In Season 1, she and Levi went rafting, and she had a moment of clarity. Her mom wouldn’t let Amy use her car, so she rode to work on the bus, and she had an epiphany. This season, Tyler drove her to her game-changing meeting with Jeff, and then when Levi returned, they took that heartbreaking walk to the old ball field. Those were all essential steps, but in this episode, she seemed to find closure—or at least a sense of oneness—with Levi. And when she got to his house after that astonishing scene at Abaddonn, she told him, “I was driving, and I have nowhere to go.” She has arrived. At enlightenment? Maybe!

Jeff: That’s clever! I hadn’t made the connection between those scenes, but it does seem like geographical spaces are important: that long drive between L.A. and Riverside, the Abaddonn labyrinth. And given how dense this show is with metaphor, physical distance would seem to be an apt reflection of Amy’s personal travels.

June: It’s interesting that you call Abaddonn a labyrinth. It feels like a beehive to me—the bridges they take from the office towers to the parking lot feel like the spokes of a honeycomb cell. (And poor Eileen had to work under the gaze of a corporate film that showed bees at work.)

Jeff: Ah, yes, a beehive—I once tried to sketch Abaddonn’s grounds and came up with an incoherent maze of lines, but your reading feels right. As for Amy’s enlightenment, you could cast her return to Levi at the end as an old-Amy mistake—was he kidding when he offered her a beer?—but she seems to have come in peace. Her larger question of “Who am I?” seems to remain open, though. I’m still not sure she knows.

June: Yes, Amy still has a lot more exploring to do. And like you, I want to be present for her travels. I’m very conflicted about her return to Levi. In some ways the whole show has felt like a very smart meditation on middle age, specifically midlife mediocrity. Amy and Levi are both old enough to feel that avenues are closing to them—I don’t really believe his assurance that they could still have a baby. At the same time, their lives are far from over. There’s still hope (another word that came up a lot this episode). Amy can never stop wondering if Levi is the One. On one level, she knows she has to make a decision, really leave him for good or go back to him. But I think one of the realizations she had at the end was that there’s still time to keep pondering all these questions.

Jeff: That’s true—that wasn’t a real reconciliation, exactly, just a gesture that there was something unfinished there. (I too doubt a kid is a wise or plausible choice for them.) As for the future, as Amy tellingly puts it when she talks to Jeff for the final time: “We’ll see.”

In last week’s chat, we said we’d call this finale a success if we saw Helen smile. And much to my slightly crazed glee at the end, she did! She saw the Times headline, and she was finally proud of Amy—and maybe even understood her?
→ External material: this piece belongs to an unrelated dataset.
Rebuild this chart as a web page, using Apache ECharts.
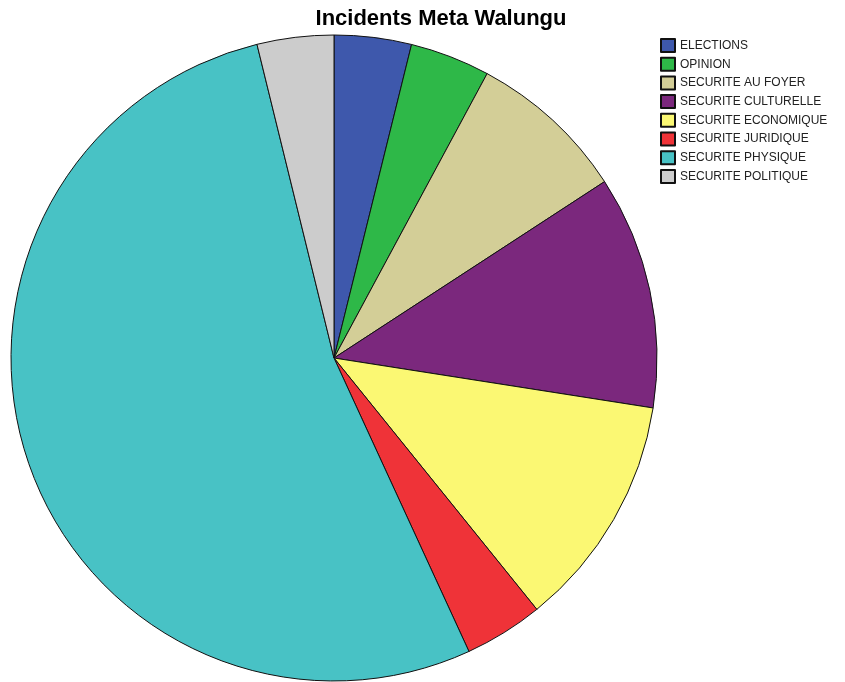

June: Yes! This is one of the most blub-inducing shows on television, and Helen’s grin of pride in the final montage was the oddest tearjerker of them all. At the beginning of the episode, when Amy told her mother that she had set a newspaper exposé of Abaddonn in motion, I was surprised by how sympathetic I was to Helen’s response: “Why is that your business?” Amy was effectively homeless, $20,000 in debt, driving a shit car—why was she stirring up trouble? When Helen saw the headline, she seemed to know the answer to her earlier question. And so did we!

Jeff: We don’t need to blow the whistle on Helen (or you, June) after all. And if she can understand Amy, anyone can—maybe even Amy herself. Until next year?

June: I hope so. There is only one life, and I want this TV show in it.